- Waterloo
- Coordinates: 33°20′S 115°46′E﻿ / ﻿33.33°S 115.76°E
- Country: Australia
- State: Western Australia
- LGA(s): Shire of Dardanup;
- Location: 162 km (101 mi) south of Perth; 8 km (5.0 mi) north of Dardanup; 12 km (7.5 mi) east of Bunbury;

Government
- • State electorate(s): Collie-Preston;
- • Federal division(s): Forrest;

Area
- • Total: 31.6 km^{2} (12.2 sq mi)
- Elevation: 19 m (62 ft)

Population
- • Total(s): 144 (SAL 2021)
- Postcode: 6228
Localities around Waterloo
| Millbridge | Roelands | Roelands |
| Picton East | Waterloo | Burekup |
| Picton East | Paradise | Henty |

= Waterloo, Western Australia =

Waterloo is a small town in the South West region of Western Australia, located on the South Western Highway between Bunbury and Brunswick Junction.

The population of the town was 41 (23 males and 18 females) in 1898.

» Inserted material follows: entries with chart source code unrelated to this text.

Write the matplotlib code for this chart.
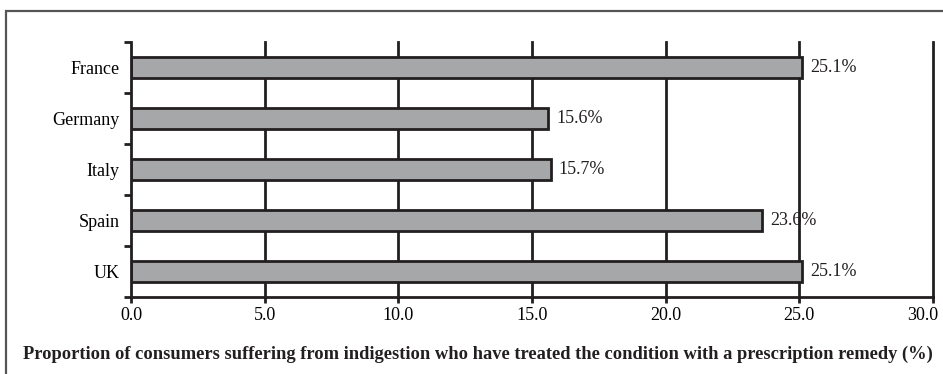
import matplotlib.pyplot as plt
from matplotlib.patches import Rectangle
from matplotlib.transforms import ScaledTranslation

countries = ["France", "Germany", "Italy", "Spain", "UK"]
values = [25.1, 15.6, 15.7, 23.6, 25.1]
xticks = [0, 5, 10, 15, 20, 25, 30]
title = "Proportion of consumers suffering from indigestion who have treated the condition with a prescription remedy (%)"

plt.rcParams['font.family'] = ['Liberation Serif', 'DejaVu Serif']
fs = 13

fig = plt.figure(figsize=(9.43, 3.74), dpi=100)
# outer frame
fig.patches.append(Rectangle((5.5 / 943, -0.05), 1.1, 1 - 10.5 / 374 + 0.05,
                             transform=fig.transFigure, fill=False,
                             edgecolor='#555555', linewidth=1.6))

ax = fig.add_axes([131 / 943, 1 - 297 / 374, (933 - 131) / 943, 255 / 374])

pos = list(range(len(countries)))[::-1]
ax.barh(pos, values, height=0.4, color='#a6a7a9', edgecolor='#231f20',
        linewidth=2, zorder=3)
for p, v in zip(pos, values):
    ax.text(v + 0.3, p, "%.1f%%" % v, va='center', ha='left', fontsize=fs,
            color='#231f20')

# vertical grid lines (drawn so the one at 30 is not clipped)
for t in xticks[1:]:
    ax.axvline(t, color='#231f20', linewidth=2, zorder=0, clip_on=False)

ax.set_xlim(0, 30)
ax.set_ylim(-0.5, len(countries) - 0.5)
ax.set_xticks(xticks)
ax.set_xticklabels(["%.1f" % t for t in xticks], fontsize=fs)
ax.set_yticks(pos)
ax.set_yticklabels(countries, fontsize=fs)
ax.set_yticks([i - 0.5 for i in range(len(countries) + 1)], minor=True)
ax.tick_params(axis='y', which='major', length=0, pad=8)
ax.tick_params(axis='y', which='minor', length=5, width=2, color='#231f20')
ax.tick_params(axis='x', length=4, width=2, color='#231f20', pad=3)

# keep last x label inside the picture
last = ax.get_xticklabels()[-1]
last.set_transform(last.get_transform() + ScaledTranslation(-10 / 100, 0, fig.dpi_scale_trans))

for s in ['top', 'right']:
    ax.spines[s].set_visible(False)
for s in ['left', 'bottom']:
    ax.spines[s].set_linewidth(2)
    ax.spines[s].set_color('#231f20')
    ax.spines[s].set_zorder(4)

fig.text(477.5 / 943, 1 - 354 / 374, title, ha='center', va='center', fontsize=13.35,
         fontweight='bold', color='#231f20')

fig.savefig("out.png", dpi=100)
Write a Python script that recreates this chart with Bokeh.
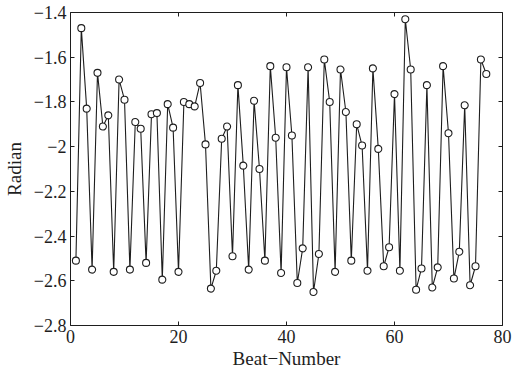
from bokeh.plotting import figure
from bokeh.models import LinearAxis, FixedTicker, Range1d, CustomJSTickFormatter
from bokeh.embed import file_html
from bokeh.resources import INLINE

# Phase angle (radian) for each beat
beat_number = list(range(1, 78))
radian = [
    -2.51, -1.47, -1.83, -2.55, -1.67, -1.91, -1.86, -2.56, -1.70, -1.79,
    -2.55, -1.89, -1.92, -2.52, -1.855, -1.85, -2.595, -1.81, -1.915, -2.56,
    -1.80, -1.81, -1.82, -1.715, -1.99, -2.635, -2.555, -1.965, -1.91, -2.49,
    -1.725, -2.085, -2.55, -1.795, -2.10, -2.51, -1.64, -1.96, -2.565, -1.645,
    -1.95, -2.61, -2.455, -1.645, -2.65, -2.48, -1.61, -1.80, -2.56, -1.655,
    -1.845, -2.51, -1.90, -1.995, -2.555, -1.65, -2.01, -2.535, -2.45, -1.765,
    -2.555, -1.43, -1.655, -2.64, -2.545, -1.725, -2.63, -2.54, -1.64, -1.94,
    -2.59, -2.47, -1.815, -2.62, -2.535, -1.61, -1.675,
]

x_ticks = [0, 20, 40, 60, 80]
y_ticks = [-2.8, -2.6, -2.4, -2.2, -2.0, -1.8, -1.6, -1.4]

FONT = "Liberation Serif"
INK = "#1e1e1e"

p = figure(
    width=513, height=371,
    output_backend="svg", toolbar_location=None,
    x_range=Range1d(0, 80), y_range=Range1d(-2.8, -1.4),
    x_axis_location="below", y_axis_location="left",
    min_border_left=69, min_border_right=11,
    min_border_top=12, min_border_bottom=44,
)
p.background_fill_color = "white"
p.border_fill_color = "white"
p.outline_line_color = INK
p.outline_line_width = 1
p.grid.visible = False

# Tick labels use a true minus sign
fmt = CustomJSTickFormatter(code="""
    let s = (Math.abs(tick) < 1e-9) ? "0" : (Number.isInteger(tick) ? tick.toString() : tick.toFixed(1));
    if (s.endsWith(".0")) s = s.slice(0, -2);
    return s.replace("-", "\u2212");
""")

def style_axis(ax, ticks, show_labels):
    ax.ticker = FixedTicker(ticks=ticks)
    ax.formatter = fmt
    ax.major_tick_in = 4
    ax.major_tick_out = 0
    ax.minor_tick_line_color = None
    ax.axis_line_color = None
    ax.major_tick_line_color = INK
    ax.major_label_text_font = FONT
    ax.major_label_text_font_size = "18px"
    ax.major_label_text_color = INK if show_labels else None
    ax.major_label_standoff = 4
    ax.axis_label_text_font = FONT
    ax.axis_label_text_font_size = "19px"
    ax.axis_label_text_font_style = "normal"
    ax.axis_label_text_color = INK

style_axis(p.xaxis[0], x_ticks, True)
style_axis(p.yaxis[0], y_ticks, True)
p.xaxis[0].axis_label = "Beat\u2212Number"
p.xaxis[0].axis_label_standoff = 2
p.yaxis[0].axis_label = "Radian"
p.yaxis[0].axis_label_standoff = 6

top_axis = LinearAxis()
style_axis(top_axis, x_ticks, False)
top_axis.major_label_text_font_size = "0px"
top_axis.major_label_standoff = 0
p.add_layout(top_axis, "above")

right_axis = LinearAxis()
style_axis(right_axis, y_ticks, False)
right_axis.major_label_text_font_size = "0px"
right_axis.major_label_standoff = 0
p.add_layout(right_axis, "right")

p.line(beat_number, radian, line_color=INK, line_width=1.1)
p.scatter(beat_number, radian, marker="circle", size=7,
          fill_color="white", line_color=INK, line_width=1.1)

open("out.html", "w").write(file_html(p, INLINE))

In December 2013 the Western Australian Planning Commission's (WAPC's) Greater Bunbury Strategy identified an urban expansion area in the north of Waterloo. In April 2016 the WAPC released a draft Wanju District Structure Plan for the 1245 ha urban expansion area, showing the broad layout of the urban expansion area and a conceptual fly-through video. "Wanju" means "welcome" in the Noongar language. The Wanju District Structure Plan will provide an estimated 20,000 dwellings and 4,000 jobs.